To achieve such relief, users have often consumed liquid cannabis extracts as an alternative to smoking cannabis plant material. Current methods have been able to create cannabis extracts from raw cannabis plant material, and have produced concentrated amounts of biologically active compounds, i.e., cannabinoids, terpenes, terpenoids, and flavonoids, or more specifically, tetrahydrocannabinol (THC), cannabidiol (CBD), cannabinol (CBN), cannabichromene (CBG), tetrahydrocannabivarin (THCV), and others. For example, existing methods of extraction have produced cannabis extracts consisting of ninety percent (90%) or greater THC, whereas a cannabis plant from which the extract was derived has only consisted of fifteen percent (15%) or less THC. The resulting cannabis extracts have been more potent by volume than the raw botanical material from which they were derived, and thus users have reportedly experienced comparable effects, or even greater effects, though they have consumed far smaller volumes of cannabis extract than would have otherwise been required to achieve those effects.
Prior art methods for preparing food grade cannabis extracts have involved using solvents such as supercritical—or subcritical—carbon dioxide (CO2), butane (C4H10), liquid propane (C3H8), and ethanol (C2H6O). These solvents have often been used to produce cannabis extracts with maximum potency, e.g., they have produced higher concentrations of THC, CBD, or other chemical compounds found in cannabis. However, the prior art methods by themselves have reportedly done little or nothing to reduce or eliminate an undesirable side effect of creating or exacerbating anxiety in a user. Increased anxiety has generally been considered to be an adverse reaction to elevated levels of THC, and this may especially have been a problem for users already having suffered from stress or anxiety. Although not all users have experienced increased anxiety as a result of having consumed cannabis, this undesirable effect has prevented many individuals suffering from medical ailments from being able to comfortably consume cannabis products, and has deterred individuals from consuming cannabis products altogether.

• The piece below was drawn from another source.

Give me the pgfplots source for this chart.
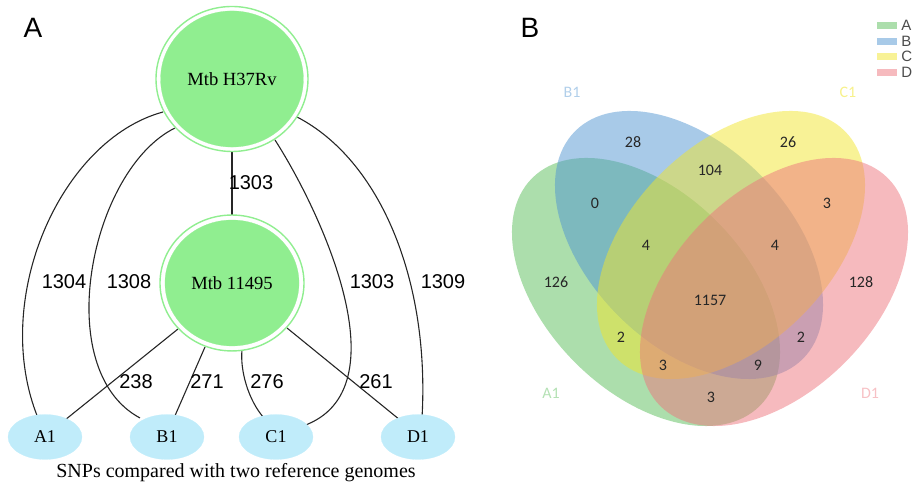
\documentclass[border=0pt]{standalone}
\usepackage{pgfplots}
\pgfplotsset{compat=1.18}
\usepackage{fontspec}
\setmainfont{Liberation Serif}
\newfontfamily\lsans{Liberation Sans}
\newfontfamily\carl{Carlito}
\definecolor{nodegreen}{RGB}{144,238,144}
\definecolor{nodeblue}{RGB}{192,236,250}
\definecolor{vA}{RGB}{89,189,89}
\definecolor{vB}{RGB}{81,149,209}
\definecolor{vC}{RGB}{241,229,45}
\definecolor{vD}{RGB}{237,117,125}
\begin{document}
\begin{tikzpicture}
\useasboundingbox (0,0) rectangle (456pt,243pt);
\begin{axis}[at={(0,0)}, anchor=south west, x=0.5pt, y=0.5pt,
  xmin=0, xmax=912, ymin=0, ymax=486, hide axis, clip=false]
% ---------------- Panel A: network ----------------
\begin{scope}[black!85, line width=0.55pt]
\draw (axis cs:163,374) .. controls (axis cs:60,346) and (axis cs:-10,186) .. (axis cs:38,68);
\draw (axis cs:175,358) .. controls (axis cs:90,316) and (axis cs:50,116) .. (axis cs:140,68);
\draw (axis cs:275,346) .. controls (axis cs:320,276) and (axis cs:405,96) .. (axis cs:303,60);
\draw (axis cs:297,369) .. controls (axis cs:380,326) and (axis cs:430,206) .. (axis cs:422,68);
\draw (axis cs:232,334) -- (axis cs:232,271);
\draw (axis cs:178,157) -- (axis cs:65,66);
\draw (axis cs:205,139) -- (axis cs:174,68);
\draw (axis cs:242,136) .. controls (axis cs:240,116) and (axis cs:248,86) .. (axis cs:264,68);
\draw (axis cs:287,158) -- (axis cs:400,66);
\end{scope}
% big nodes
\addplot[nodegreen, only marks, mark=*, mark size=38pt, mark options={fill=white, draw=nodegreen, line width=0.7pt, yscale=0.954}] coordinates {(232,407)};
\addplot[nodegreen, only marks, mark=*, mark size=35.7pt, mark options={fill=nodegreen, draw=nodegreen, line width=0.1pt, yscale=0.953},
  nodes near coords, point meta=explicit symbolic,
  nodes near coords style={anchor=center, text=black, font=\fontsize{9.3}{11}\selectfont}] coordinates {(232,407) [Mtb H37Rv]};
\addplot[nodegreen, only marks, mark=*, mark size=36pt, mark options={fill=white, draw=nodegreen, line width=0.7pt, yscale=0.944}] coordinates {(232,203)};
\addplot[nodegreen, only marks, mark=*, mark size=33.5pt, mark options={fill=nodegreen, draw=nodegreen, line width=0.1pt, yscale=0.94},
  nodes near coords, point meta=explicit symbolic,
  nodes near coords style={anchor=center, text=black, font=\fontsize{9.3}{11}\selectfont}] coordinates {(232,203) [Mtb 11495]};
% small nodes
\addplot[nodeblue, only marks, mark=*, mark size=18.5pt, mark options={fill=nodeblue, draw=nodeblue, line width=0.1pt, yscale=0.608},
  nodes near coords, point meta=explicit symbolic,
  nodes near coords style={anchor=center, text=black, font=\fontsize{9}{11}\selectfont}]
  coordinates {(45,49) [A1] (167,49) [B1] (276,49) [C1] (418,49) [D1]};
% edge labels
\begin{scope}[every node/.style={font=\lsans\fontsize{10}{12}\selectfont, inner sep=0pt}]
\node at (axis cs:251,303) {1303};
\node at (axis cs:64,204) {1304};
\node at (axis cs:129,204) {1308};
\node at (axis cs:372,204) {1303};
\node at (axis cs:443,204) {1309};
\node at (axis cs:136,104) {238};
\node at (axis cs:207,104) {271};
\node at (axis cs:267,104) {276};
\node at (axis cs:376,104) {261};
\end{scope}
\node[font=\fontsize{10}{12}\selectfont, inner sep=0pt] at (axis cs:236,13) {SNPs compared with two reference genomes};
\node[font=\lsans\fontsize{14}{16}\selectfont, inner sep=0pt] at (axis cs:33,458) {A};
\node[font=\lsans\fontsize{14}{16}\selectfont, inner sep=0pt] at (axis cs:530,458) {B};
% ---------------- Panel B: Venn ----------------
\fill[vA, fill opacity=0.5, rotate around={-45:(axis cs:646,194)}] (axis cs:646,194) ellipse [x radius=80.5pt, y radius=50pt];
\fill[vB, fill opacity=0.5, rotate around={-45:(axis cs:689,241)}] (axis cs:689,241) ellipse [x radius=80.5pt, y radius=50pt];
\fill[vC, fill opacity=0.5, rotate around={45:(axis cs:731,241)}] (axis cs:731,241) ellipse [x radius=80.5pt, y radius=50pt];
\fill[vD, fill opacity=0.5, rotate around={45:(axis cs:774,194)}] (axis cs:774,194) ellipse [x radius=80.5pt, y radius=50pt];
\begin{scope}[every node/.style={font=\carl\fontsize{8}{9.5}\selectfont, inner sep=0pt, text=black!85}]
\node at (axis cs:633,344) {28};
\node at (axis cs:788,344) {26};
\node at (axis cs:710,316) {104};
\node at (axis cs:595,283) {0};
\node at (axis cs:827,283) {3};
\node at (axis cs:646,241) {4};
\node at (axis cs:775,241) {4};
\node at (axis cs:556,204) {126};
\node at (axis cs:861,204) {128};
\node at (axis cs:710,186) {1157};
\node at (axis cs:621,149) {2};
\node at (axis cs:801,149) {2};
\node at (axis cs:663,121) {3};
\node at (axis cs:758,121) {9};
\node at (axis cs:711,89) {3};
\end{scope}
\begin{scope}[every node/.style={font=\carl\fontsize{8}{9.5}\selectfont, inner sep=0pt}]
\node[text=vB!45!white] at (axis cs:572,394) {B1};
\node[text=vC!55!white] at (axis cs:848,394) {C1};
\node[text=vA!45!white] at (axis cs:551,93) {A1};
\node[text=vD!45!white] at (axis cs:870,93) {D1};
\end{scope}
% legend
\fill[vA!50!white] (axis cs:877,457) rectangle (axis cs:897,464);
\fill[vB!50!white] (axis cs:877,441) rectangle (axis cs:897,448);
\fill[vC!50!white] (axis cs:877,426) rectangle (axis cs:897,433);
\fill[vD!50!white] (axis cs:877,410) rectangle (axis cs:897,417);
\begin{scope}[every node/.style={font=\lsans\fontsize{7.5}{9}\selectfont, inner sep=0pt, anchor=west, text=black!70}]
\node at (axis cs:901,460.5) {A1};
\node at (axis cs:901,444.5) {B1};
\node at (axis cs:901,429.5) {C1};
\node at (axis cs:901,413.5) {D1};
\end{scope}
\end{axis}
\end{tikzpicture}
\end{document}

Responsive to the limitations of the prior art, recent trends in the cannabis industry have included preparing cannabis extracts from cannabis strains that have been rich or dominant in CBD, and that have had little to no THC content. The benefit of having prepared extracts from CBD-rich or CBD-dominant strains is that CBD may have counteracted the anxiety effect caused by THC, and consequently may have provided users with relief from certain medical conditions without having created or having exacerbated anxiety. However, cannabis extracts having lower levels of THC may also have been less medically effective than their THC-rich counterparts. For example, scientists have noted that THC has been medically useful because it has had the greatest anti-cancer activity of all cannabis compounds. In either case—whether with cannabis extracts having higher levels of THC that may have induced or increased anxiety in a user, or with cannabis extracts that have had lower levels of THC that has rendered them less medically valuable—the outcome has been that a user may not have experienced optimal or desired results.
Accordingly, there has developed a need for cannabis extracts, and methods for their preparation, that would reduce or eliminate the anxiety effect on a user without requiring the extracts to have a lower THC content.